Showtime // R // November 4, 2003
List Price: $19.98 [Buy now and save at Amazon]

Review by J. Doyle Wallis | posted March 8, 2004 | E-mail the Author
The Showtime original film Power and Beauty (2002) is an empty bio pic about beauty Judith Campell Exner (Natasha Henstridge) and the powerful men she claimed to have dalliances with, including JFK (Kevin Anderson), Frank Sinatra, and mobster Sam Giancana.

In the first few minutes Power and Beauty establishes a wildy uneven view of Exner and chooses to sway between two opposing viewpoints about who this woman is and why she chose high profile men to sleep with. A prime example is how she plays phone tag with a campaigning JFK, who essentially makes booty calls to try and get her to meet him while he is traveling. She shrugs him off, eventfully agrees to meet him, but, refusing to be a kept woman, she insists on paying for her plane ticket. Then in a hotel room hookup, she begins to play coy, using "I haven't seen you in weeks." for the reason she's cooled on his advances- yet a montage mere minutes before had her putting him at a distance.

And, so the film goes on, with scene after scene unable to decide if Exner was a stand alone, worldy woman who just so happened to get involved with powerful men or a shameless star fucker. How are we supposed to feel for someone who gets involved in affairs that seem pretty doomed from the outset with men either already committed, commitment phobic, or just generally living lifestyles that aren't going to lead to the ideals she wants? The relationships are unclear, once again, always taking some wildly contrasting views between them being serious and heartfelt or just flings. She meets Sinatra through her first, failed marriage to actor Billy Campell.

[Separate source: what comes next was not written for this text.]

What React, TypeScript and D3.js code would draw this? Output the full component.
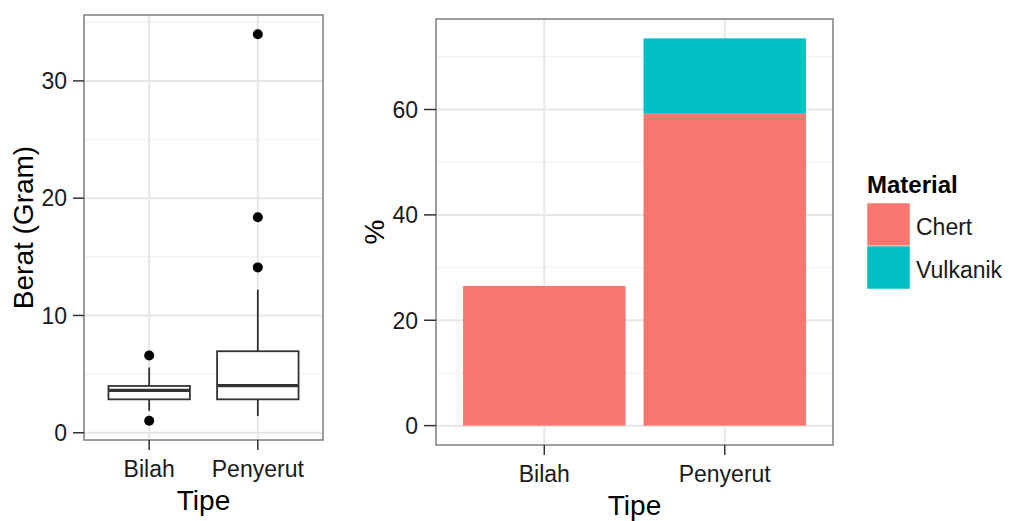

Everything is fine, she seems to treat it casually not letting Sinatra's fame get in the way of her independence, but she is horrified and hurt when he tries to get her to have a three way. So, as a viewer you don't know what to feel, at first we're told she's not too invested in it, and then we're supposed to feel her hurt as the famous crooner breaks her heart.

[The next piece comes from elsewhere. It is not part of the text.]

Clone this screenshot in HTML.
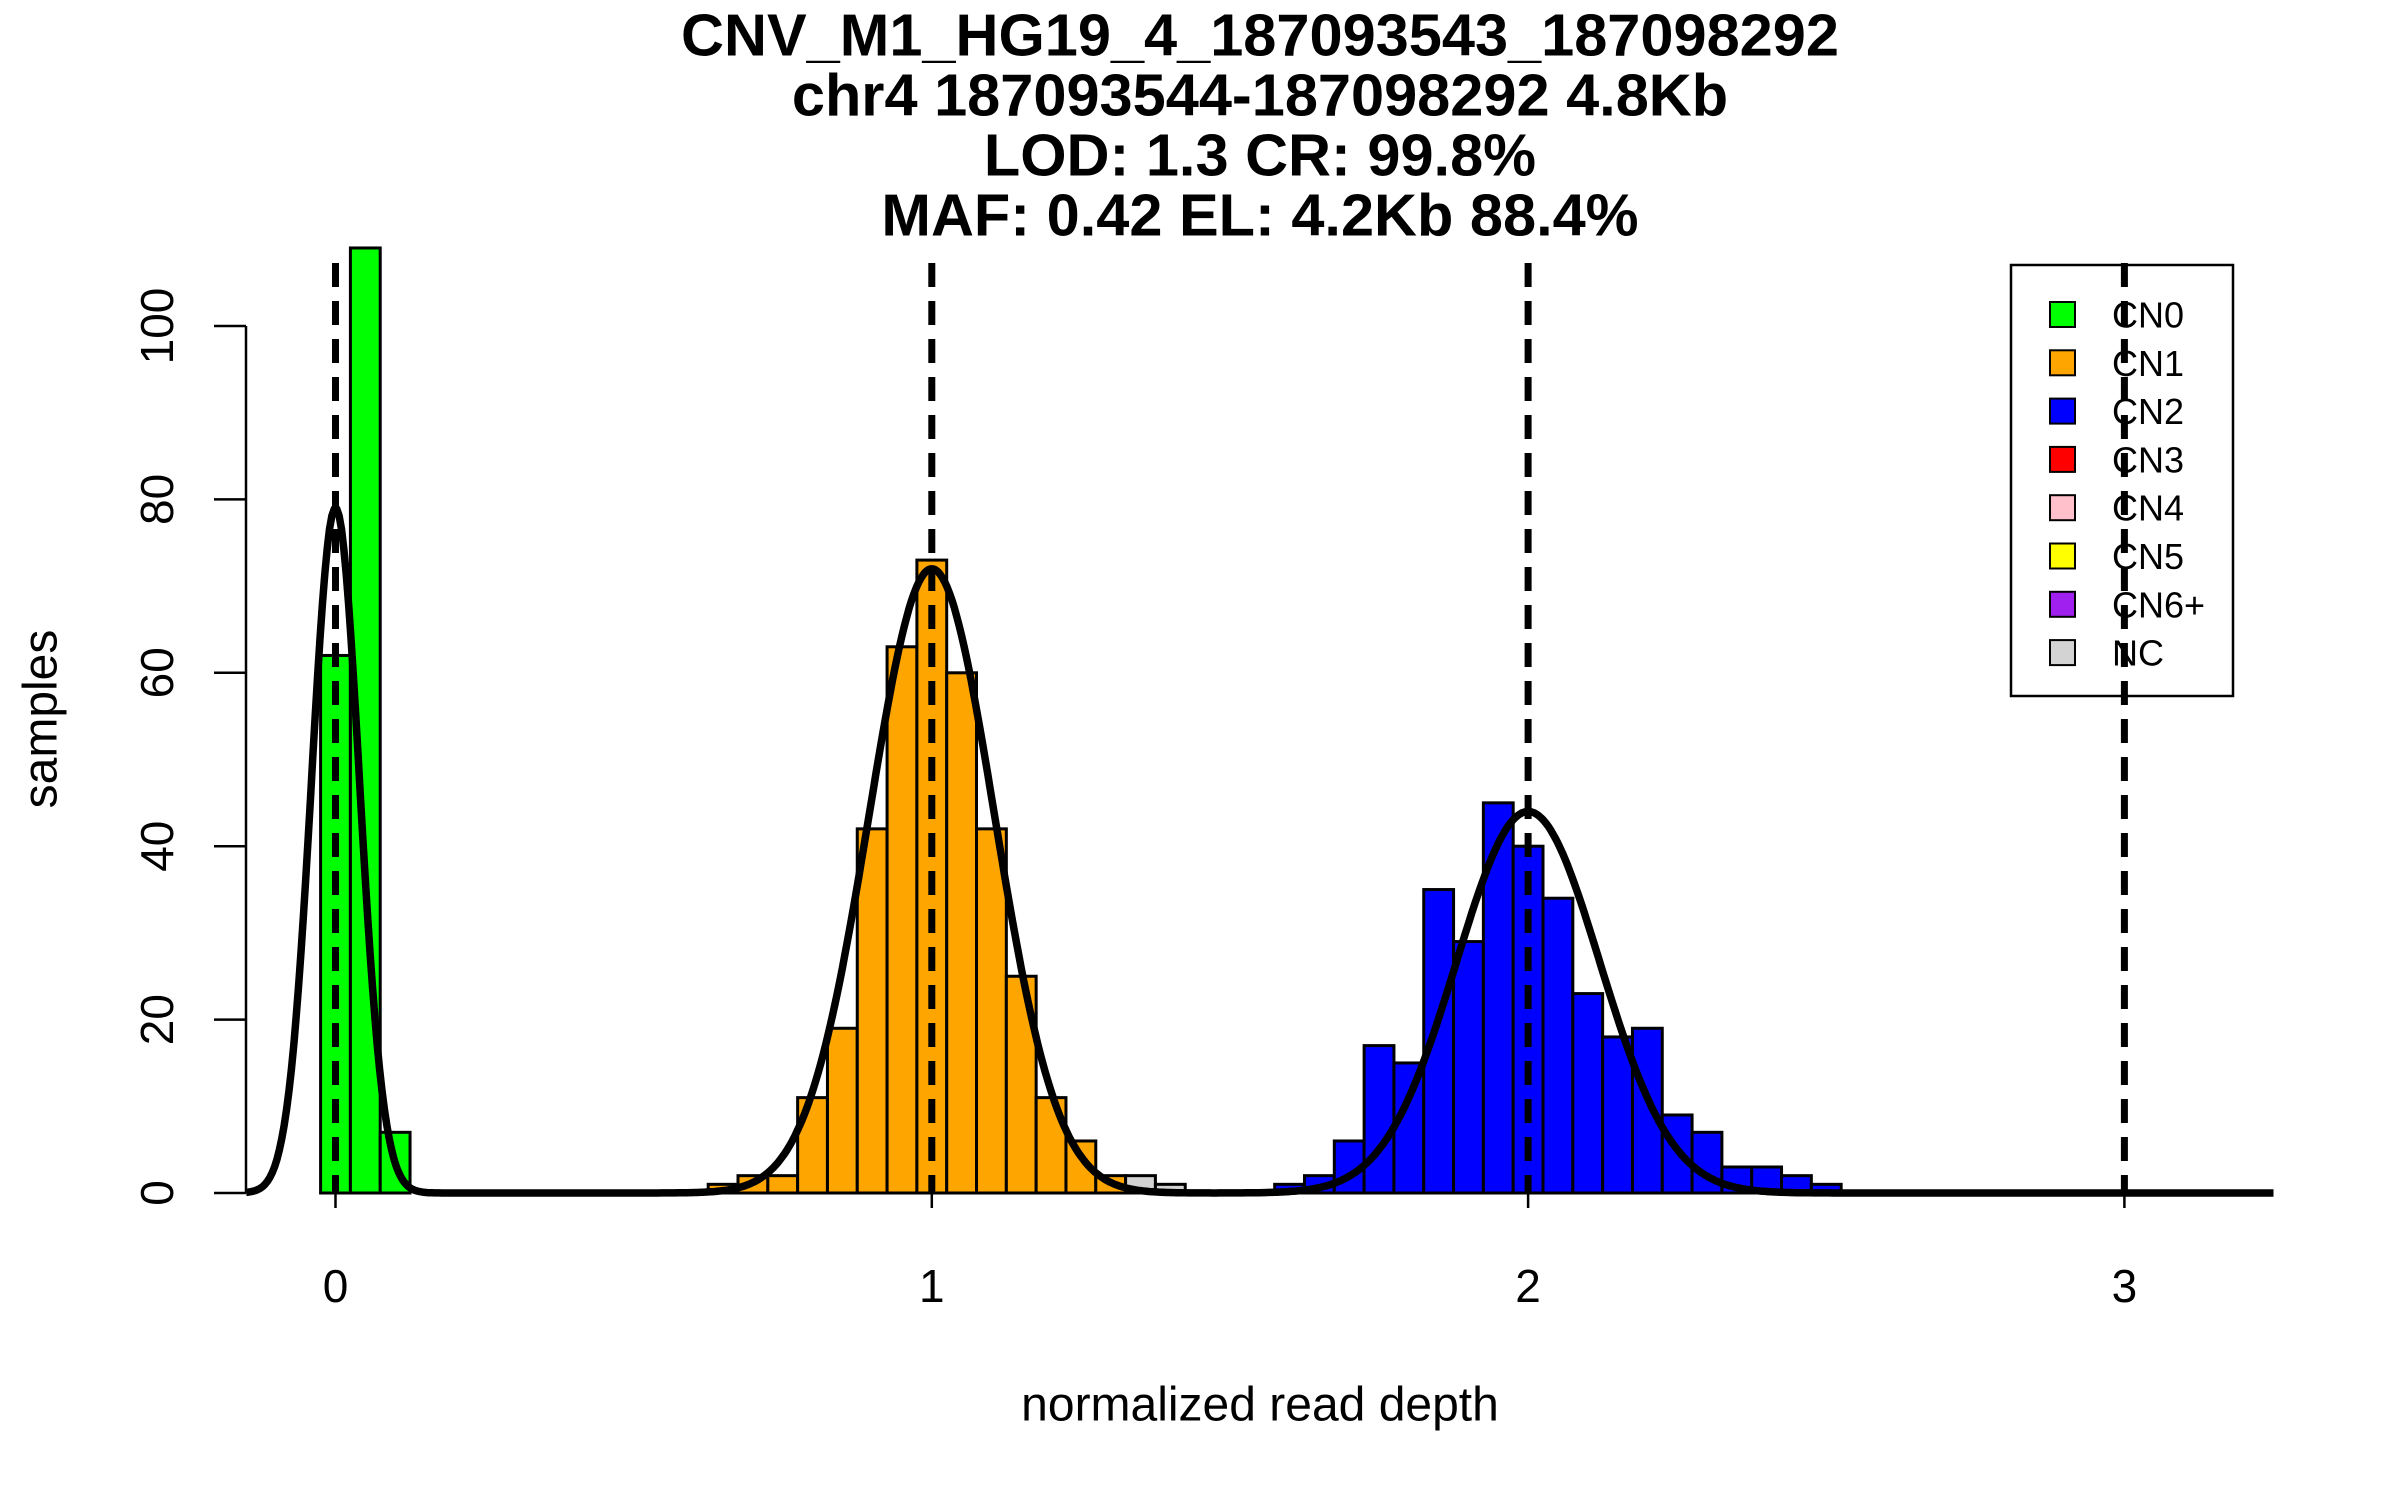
<!DOCTYPE html>
<html><head><meta charset="utf-8"><style>
html,body{margin:0;padding:0;background:#fff}
svg{display:block}
text{font-family:"Liberation Sans",Arial,sans-serif}
</style></head><body>
<svg id="chart" width="2400" height="1500" viewBox="0 0 2400 1500" xmlns="http://www.w3.org/2000/svg">
<g font-weight="bold" font-size="59.5" text-anchor="middle">
<text x="1260" y="35" dominant-baseline="central">CNV_M1_HG19_4_187093543_187098292</text>
<text x="1260" y="95" dominant-baseline="central">chr4 187093544-187098292 4.8Kb</text>
<text x="1260" y="155" dominant-baseline="central">LOD: 1.3 CR: 99.8%</text>
<text x="1260" y="215" dominant-baseline="central">MAF: 0.42 EL: 4.2Kb 88.4%</text>
</g>
<g id="bars"></g>
<g id="curve"></g>
<g id="axes"></g>
<text x="1260" y="1405" font-size="48" text-anchor="middle" dominant-baseline="central">normalized read depth</text>
<text x="41" y="719" font-size="48" text-anchor="middle" dominant-baseline="central" transform="rotate(-90 41 719)">samples</text>
<g id="legend"></g>
<g id="vlines"></g>
</svg>
<script>
const cn0Centers = [0.00, 0.05, 0.10];
const cn0Counts = [62, 109, 7];
const cn1Centers = [0.65,0.70,0.75,0.80,0.85,0.90,0.95,1.00,1.05,1.10,1.15,1.20,1.25,1.30];
const cn1Counts = [1,2,2,11,19,42,63,73,60,42,25,11,6,2];
const cn2Centers = [1.60,1.65,1.70,1.75,1.80,1.85,1.90,1.95,2.00,2.05,2.10,2.15,2.20,2.25,2.30,2.35,2.40,2.45,2.50];
const cn2Counts = [1,2,6,17,15,35,29,45,40,34,23,18,19,9,7,3,3,2,1];
const ncCenters = [1.35, 1.40];
const ncCounts = [2, 1];
const binWidth = 0.05;
const fitMeans = [0, 1, 2];
const fitPeaks = [79, 72, 44];
const fitSds = [0.04, 0.105, 0.12];
const xTicks = [0, 1, 2, 3];
const yTicks = [0, 20, 40, 60, 80, 100];
const legendLabels = ["CN0","CN1","CN2","CN3","CN4","CN5","CN6+","NC"];
const legendColors = ["#00ff00","#ffa500","#0000ff","#ff0000","#ffc0cb","#ffff00","#a020f0","#d3d3d3"];

const NS = "http://www.w3.org/2000/svg";
const X0 = 335.5, XU = 596.3, Y0 = 1193, YU = 8.67;
const sx = v => X0 + v * XU;
const sy = v => Y0 - v * YU;
function mk(tag, attrs, parent) {
  const e = document.createElementNS(NS, tag);
  for (const k in attrs) e.setAttribute(k, attrs[k]);
  parent.appendChild(e);
  return e;
}
const barsG = document.getElementById('bars');
function drawHist(centers, counts, color, name) {
  centers.forEach((c, i) => {
    const r = mk('rect', {x: sx(c - binWidth/2), y: sy(counts[i]), width: binWidth*XU, height: counts[i]*YU, fill: color, stroke: '#000', 'stroke-width': 3}, barsG);
    
    
  });
}
drawHist(cn0Centers, cn0Counts, '#00ff00', 'cn0');
drawHist(cn1Centers, cn1Counts, '#ffa500', 'cn1');
drawHist(cn2Centers, cn2Counts, '#0000ff', 'cn2');
drawHist(ncCenters, ncCounts, '#d3d3d3', 'nc');

const curveG = document.getElementById('curve');
let d = '';
for (let v = -0.15; v <= 3.25001; v += 0.004) {
  let y = 0;
  for (let k = 0; k < fitMeans.length; k++) y += fitPeaks[k] * Math.exp(-Math.pow(v - fitMeans[k], 2) / (2 * fitSds[k] * fitSds[k]));
  d += (d ? 'L' : 'M') + sx(v).toFixed(1) + ',' + sy(y).toFixed(1);
}
const cp = mk('path', {d: d, fill: 'none', stroke: '#000', 'stroke-width': 7.5, 'stroke-linejoin': 'round'}, curveG);



const vG = document.getElementById('vlines');
xTicks.forEach(t => {
  const l = mk('line', {x1: sx(t), x2: sx(t), y1: 263, y2: Y0, stroke: '#000', 'stroke-width': 7, 'stroke-dasharray': '24,14'}, vG);
  
  
});

const aG = document.getElementById('axes');
const ya = mk('line', {x1: 246, x2: 246, y1: sy(0), y2: sy(100), stroke: '#000', 'stroke-width': 2.5}, aG);


yTicks.forEach(t => {
  const tl = mk('line', {x1: 214, x2: 246, y1: sy(t), y2: sy(t), stroke: '#000', 'stroke-width': 2.5}, aG);
  
  
  const tx = mk('text', {x: 157, y: sy(t), 'font-size': 46, 'text-anchor': 'middle', 'dominant-baseline': 'central', transform: 'rotate(-90 157 ' + sy(t) + ')'}, aG);
  tx.textContent = t;
  
  
});
xTicks.forEach(t => {
  const tl = mk('line', {x1: sx(t), x2: sx(t), y1: Y0, y2: 1208, stroke: '#000', 'stroke-width': 2.5}, aG);
  
  
  const tx = mk('text', {x: sx(t), y: 1286, 'font-size': 46, 'text-anchor': 'middle', 'dominant-baseline': 'central'}, aG);
  tx.textContent = t;
  
  
});

const lG = document.getElementById('legend');
const lb = mk('rect', {x: 2011, y: 265, width: 222, height: 431, fill: 'none', stroke: '#000', 'stroke-width': 2.5}, lG);


legendLabels.forEach((lab, i) => {
  const cy = 314 + i * 48.3;
  const sq = mk('rect', {x: 2050, y: cy - 12, width: 25, height: 25, fill: legendColors[i], stroke: '#000', 'stroke-width': 2}, lG);
  
  
  const tx = mk('text', {x: 2112, y: cy + 1, 'font-size': 36, 'dominant-baseline': 'central'}, lG);
  tx.textContent = lab;
  
  
});
</script>
</body></html>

So, maybe she was a stand up gal who made stupid decisions in her love life. This film finds no gray area in-between and presents these two aspects as polar opposites. The film is unwilling to condemn, praise, or find any middle road.

Power and Beauty was directed by Susan Seidelman, best known for Desperately Seeking Susan, Making Mr. Right, and She Devil. And, if Seidelman and the writers clearly couldn't decide just who Exner was, Henstridge had an uphill battle she could never win. Henstridge is pretty bank, on one hand saddled with a script that can't decide who this Exner woman is and on the other probably incapable of selling any realism or nuance in the first place. Distractingly, the actor playing Sinatra appears to be about thirty years too old for the part. Coming out relatively unscathed, Kevin Anderson wisely just acts instead of focusing on all the JFK mannerisms and the kind of mimicry that can make a performance fall into unintentional comedy.

The DVD: Showtime

Picture: Standard full-screen, 1.33:1. It all falls into the average, obviously made for tv range with capable production values but nothing particularly stunning. Color details, sharpness and contrast are all okay, though seemingly a tad washed out and not as crisp as you'd expect such a recent feature to have.

Sound: Dolby Digital 5.1 Surround, Dolby 2.0, or Spanish Mono audio options. Sound quality is good. Dialogue is strong, clear and present, and the music is nice and full. It is not a film of car crashes or action, so the mixing is all in the simple things, the subtleties, so it is pleasing but not really impressive.

Extras: Chapter Selections--- Interviews (each under 2 mins) with actors Natasha Henstridge and Kevin Anderson--- Filmographies--- Photo Gallery.

Conclusion: I barely knew who Judith Campell Exner was before this film, and after watching it I still have no idea who she really was or why she spent the 60's hopping from bed to bed of influential famous lovers. I fail to see how the film would enlighten people interested in her or the 60's time frame and figures she was involved with. The DVD is fair enough material, rental worthy, but I'd say you're better off just casually catching it on Showtime and that's about it.